Estate planning can be a very complicated process. People need to consider a variety of important details, including the value of their resources and the state of their relationships. Testators in California generally aspire to leave as much of their property for specific beneficiaries as possible.
To do so, they typically need to minimize certain liabilities. Taxes are one such concern. Estate taxes are potentially a major concern for those with sizable estates. There are few options for limiting estate taxes during the probate process. Advance planning is typically necessary to reduce the tax burden on an estate after someone dies.
When would someone in California need to plan to minimize estate tax obligations?
When they have millions of dollars in property
There are both state and federal taxes that can apply to an estate. The personal representative of the estate may need to file income tax returns on behalf of the decedent and the estate itself. They may also need to allocate funds to cover estate taxes based on the value of assets the decedent directly owned when they died.

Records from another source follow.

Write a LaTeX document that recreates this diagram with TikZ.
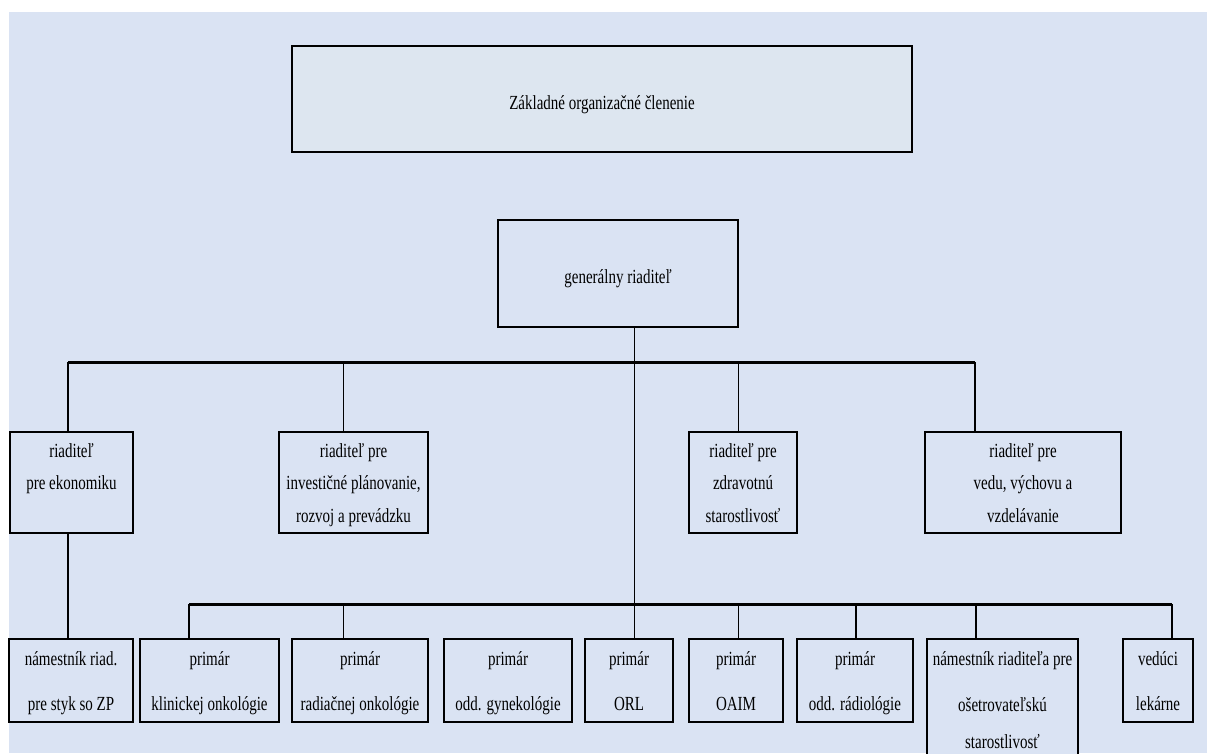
\documentclass[tikz,border=0pt]{standalone}
\usepackage{fontspec}
\setmainfont{Liberation Serif}[FakeStretch=0.75]
\definecolor{bg}{HTML}{DAE3F3}
\definecolor{topfill}{HTML}{DDE6F0}
\begin{document}
\begin{tikzpicture}[x=1pt,y=-1pt,
 box/.style={draw=black, line width=2pt, fill=bg, rectangle, inner sep=0pt, outer sep=0pt, anchor=north west},
 lbl/.style={anchor=base, inner sep=0pt, font=\fontsize{20}{24}\selectfont},
 bus/.style={line width=3pt},
 thk/.style={line width=2pt},
 thn/.style={line width=1pt}]
\useasboundingbox (0,0) rectangle (1207,753);
\clip (0,0) rectangle (1207,753);
\fill[white] (0,0) rectangle (1207,753);
\fill[bg] (9,12) rectangle (1207,753);

% boxes
\node[box, fill=topfill, minimum width=620pt, minimum height=106pt] (top) at (292,46) {};
\node[box, minimum width=240pt, minimum height=107pt] (gen) at (498,220) {};
\node[box, minimum width=123pt, minimum height=101pt] (eko) at (10,432) {};
\node[box, minimum width=149pt, minimum height=101pt] (inv) at (279,432) {};
\node[box, minimum width=108pt, minimum height=101pt] (zdr) at (689,432) {};
\node[box, minimum width=196pt, minimum height=101pt] (ved) at (925,432) {};
\node[box, minimum width=124pt, minimum height=83pt] (nam) at (9,639) {};
\node[box, minimum width=139pt, minimum height=83pt] (kli) at (140,639) {};
\node[box, minimum width=136pt, minimum height=83pt] (rad) at (292,639) {};
\node[box, minimum width=128pt, minimum height=83pt] (gyn) at (444,639) {};
\node[box, minimum width=88pt, minimum height=83pt] (orl) at (585,639) {};
\node[box, minimum width=94pt, minimum height=83pt] (oaim) at (689,639) {};
\node[box, minimum width=116pt, minimum height=83pt] (rdl) at (797,639) {};
\node[box, minimum width=151pt, minimum height=130pt] (nrs) at (927,639) {};
\node[box, minimum width=70pt, minimum height=83pt] (lek) at (1123,639) {};

% labels
\node[lbl] (topT) at (top.center |- 0,109) {Základné organizačné členenie};
\node[lbl] (genT) at (gen.center |- 0,283) {generálny riaditeľ};
\node[lbl] (ekoA) at (eko.center |- 0,457) {riaditeľ};
\node[lbl] (ekoB) at (eko.center |- 0,489) {pre ekonomiku};
\node[lbl] (invA) at (inv.center |- 0,457) {riaditeľ pre};
\node[lbl] (invB) at (inv.center |- 0,489) {investičné plánovanie,};
\node[lbl] (invC) at (inv.center |- 0,522) {rozvoj a prevádzku};
\node[lbl] (zdrA) at (zdr.center |- 0,457) {riaditeľ pre};
\node[lbl] (zdrB) at (zdr.center |- 0,489) {zdravotnú};
\node[lbl] (zdrC) at (zdr.center |- 0,522) {starostlivosť};
\node[lbl] (vedA) at (ved.center |- 0,457) {riaditeľ pre};
\node[lbl] (vedB) at (ved.center |- 0,489) {vedu, výchovu a};
\node[lbl] (vedC) at (ved.center |- 0,522) {vzdelávanie};
\node[lbl] (namA) at (nam.center |- 0,665) {námestník riad.};
\node[lbl] (namB) at (nam.center |- 0,710) {pre styk so ZP};
\node[lbl] (kliA) at (kli.center |- 0,665) {primár};
\node[lbl] (kliB) at (kli.center |- 0,710) {klinickej onkológie};
\node[lbl] (radA) at (rad.center |- 0,665) {primár};
\node[lbl] (radB) at (rad.center |- 0,710) {radiačnej onkológie};
\node[lbl] (gynA) at (gyn.center |- 0,665) {primár};
\node[lbl] (gynB) at (gyn.center |- 0,710) {odd. gynekológie};
\node[lbl] (orlA) at (orl.center |- 0,665) {primár};
\node[lbl] (orlB) at (orl.center |- 0,710) {ORL};
\node[lbl] (oaimA) at (oaim.center |- 0,665) {primár};
\node[lbl] (oaimB) at (oaim.center |- 0,710) {OAIM};
\node[lbl] (rdlA) at (rdl.center |- 0,665) {primár};
\node[lbl] (rdlB) at (rdl.center |- 0,710) {odd. rádiológie};
\node[lbl] (nrsA) at (nrs.center |- 0,665) {námestník riaditeľa pre};
\node[lbl] (nrsB) at (nrs.center |- 0,711) {ošetrovateľskú};
\node[lbl] (nrsC) at (nrs.center |- 0,748) {starostlivosť};
\node[lbl] (lekA) at (lek.center |- 0,665) {vedúci};
\node[lbl] (lekB) at (lek.center |- 0,710) {lekárne};

% bus coordinates
\coordinate (b1l) at (68,362);
\coordinate (b1r) at (975,362);
\coordinate (b1i) at (343,362);
\coordinate (b1m) at (634,362);
\coordinate (b1z) at (738,362);
\coordinate (b2l) at (189,604);
\coordinate (b2r) at (1172,604);
\coordinate (b2r2) at (343,604);
\coordinate (b2o) at (738,604);
\coordinate (b2d) at (856,604);
\coordinate (b2n) at (976,604);

% connectors
\draw[thn] (b1m |- gen.south) -- (b1m |- orl.north);
\draw[bus] (b1l) -- (b1r);
\draw[thk] (b1l) -- (b1l |- eko.north);
\draw[thn] (b1i) -- (b1i |- inv.north);
\draw[thn] (b1z) -- (b1z |- zdr.north);
\draw[thk] (b1r) -- (b1r |- ved.north);
\draw[thk] (b1l |- eko.south) -- (b1l |- nam.north);
\draw[bus] (b2l) -- (b2r);
\draw[thk] (b2l) -- (b2l |- kli.north);
\draw[thn] (b2r2) -- (b2r2 |- rad.north);
\draw[thn] (b2o) -- (b2o |- oaim.north);
\draw[thk] (b2d) -- (b2d |- rdl.north);
\draw[thk] (b2n) -- (b2n |- nrs.north);
\draw[thk] (b2r) -- (b2r |- lek.north);
\end{tikzpicture}
\end{document}
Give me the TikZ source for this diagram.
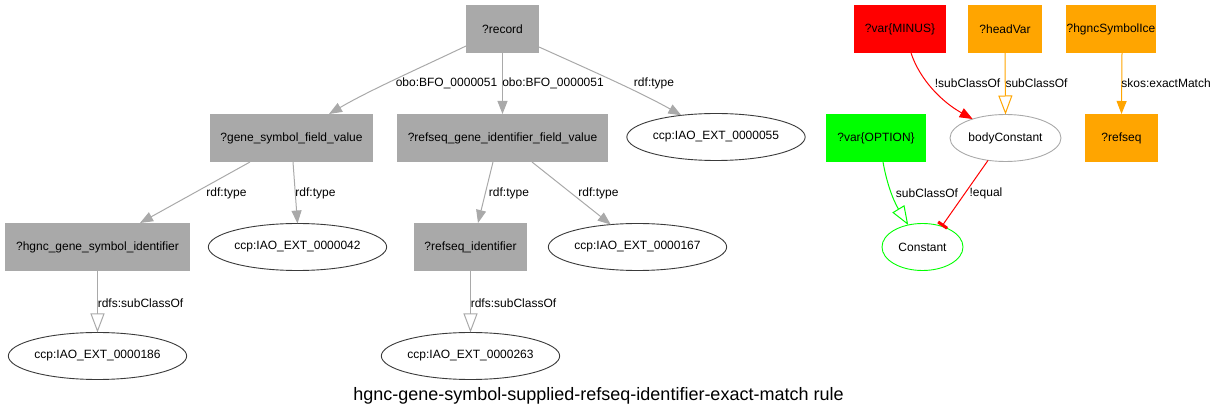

California does not assess an estate tax. Therefore, only federal estate taxes apply in scenarios involving multi-million dollar estates. As of 2024, the exemption threshold for estate taxes at the federal level is $13,610,000. The more that an estate exceeds that threshold, the higher the tax rate that applies. Some estates may end up paying as much as 40% of their total value in taxes.
If a testator’s estate is likely worth more than the current federal exemption limit, they may need to plan carefully. Certain strategies, like creating trusts, can reduce or sometimes even eliminate income tax obligations for people’s estates.
Adding the right terms to a California estate plan can help someone leave behind the most significant legacy possible.